Die Bildwerke der Autodidakten, deren individueller Stil sich frei von akademischen Konventionen entwickelt, bieten eine ursprüngliche, oftmals visionäre Sicht auf die Lebenswelt. In den Fokus der Kunstkritik gerät die Naive Kunst am Ende des 19. Jahrhunderts. Es ist die Malerei Henri Rousseaus, des malenden Zöllners, die das große Interesse der Avantgarde weckt. Viele Künstler huldigen dem Primitivismus und sehen in seinen einfachen und ursprünglichen Darstellungsformen eine Quelle der Inspiration. Auch Künstler wie Pablo Picasso und Paul Gauguin werden auf Rousseau aufmerksam und begeistern sich für die Ausdruckskraft seiner Bilder. Als erster Sammler engagiert sich der deutsche Galerist Wilhelm Uhde in Frankreich für die Laienmalerei. Die von ihm geförderten „Maler des Heiligen Herzens“ wie Louis Vivin, Séraphine Louis, André Bauchant und Camille Bombois würdigt er 1928 in der gleichnamigen Pariser Ausstellung. In Deutschland gilt Adalbert Trillhaase als der „deutsche Rousseau“, der 1919 im Alter von 60 Jahren und unter dem Einfluss seines Freundes Otto Pankok zu malen beginnt und große Bedeutung im Kreis der Künstler des „Jungen Rheinland“ erlangt. Auch polnische Naive sind mit zahlreichen Bildern und Skulpturen in der Sammlung vertreten.
Das Clemens Sels Museum Neuss besitzt eine umfangreiche Sammlung zur Farbmalerei, die seit Ende der 1980er-Jahre aufgebaut wird.
Der Bestand umfasst Gemälde und Papierarbeiten von internationalen Künstlern wie Marcia Hafif und Phil Sims ebenso wie von wichtigen Deutschen wie Katharina Grosse, Dieter Villinger, Markus Linnenbrink, Paul Schwer und Camill Leberer. Die Sammlung wird regelmäßig durch Ankäufe und Schenkungen erweitert.

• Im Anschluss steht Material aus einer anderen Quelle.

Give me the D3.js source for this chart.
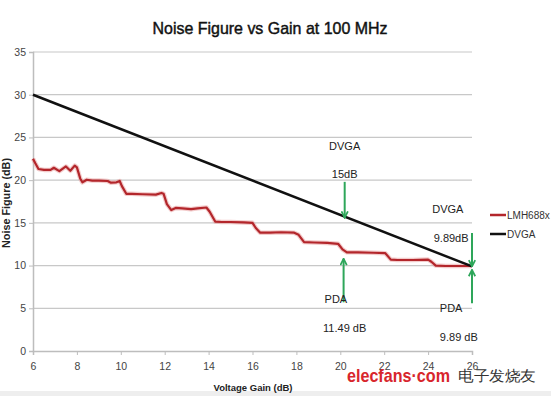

Aufgrund der Qualität steht diesem Bereich im Erdgeschoss des Museums eine eigene Ausstellungsetage zur Verfügung. Neben der wechselnden Präsentation der eigenen Bestände werden namhafte Künstler eingeladen, ein ortsspezifisches Konzept für den 1975 errichteten Museumsbau zu entwickeln. Auf jeweils neue und konsequente Weise suchen die Künstler die Auseinandersetzung mit den spezifischen Räumlichkeiten des Hauses, um allein durch den Einsatz von Farbe der Schwere der Betonarchitektur, der Massivität des Treppenhauses und der Abgeschlossenheit des Gesamtbaus zugunsten von Leichtigkeit, Flüchtigkeit und Offenheit entgegenzuwirken. Durch das wohlkalkulierte Zusammenspiel von Kunst und Architektur entstehen imaginäre Farbräume, die die Wahrnehmung und das Empfinden nachhaltig für die Kraft und vielfältigen Wirkungsweisen von Farbe sensibilisieren.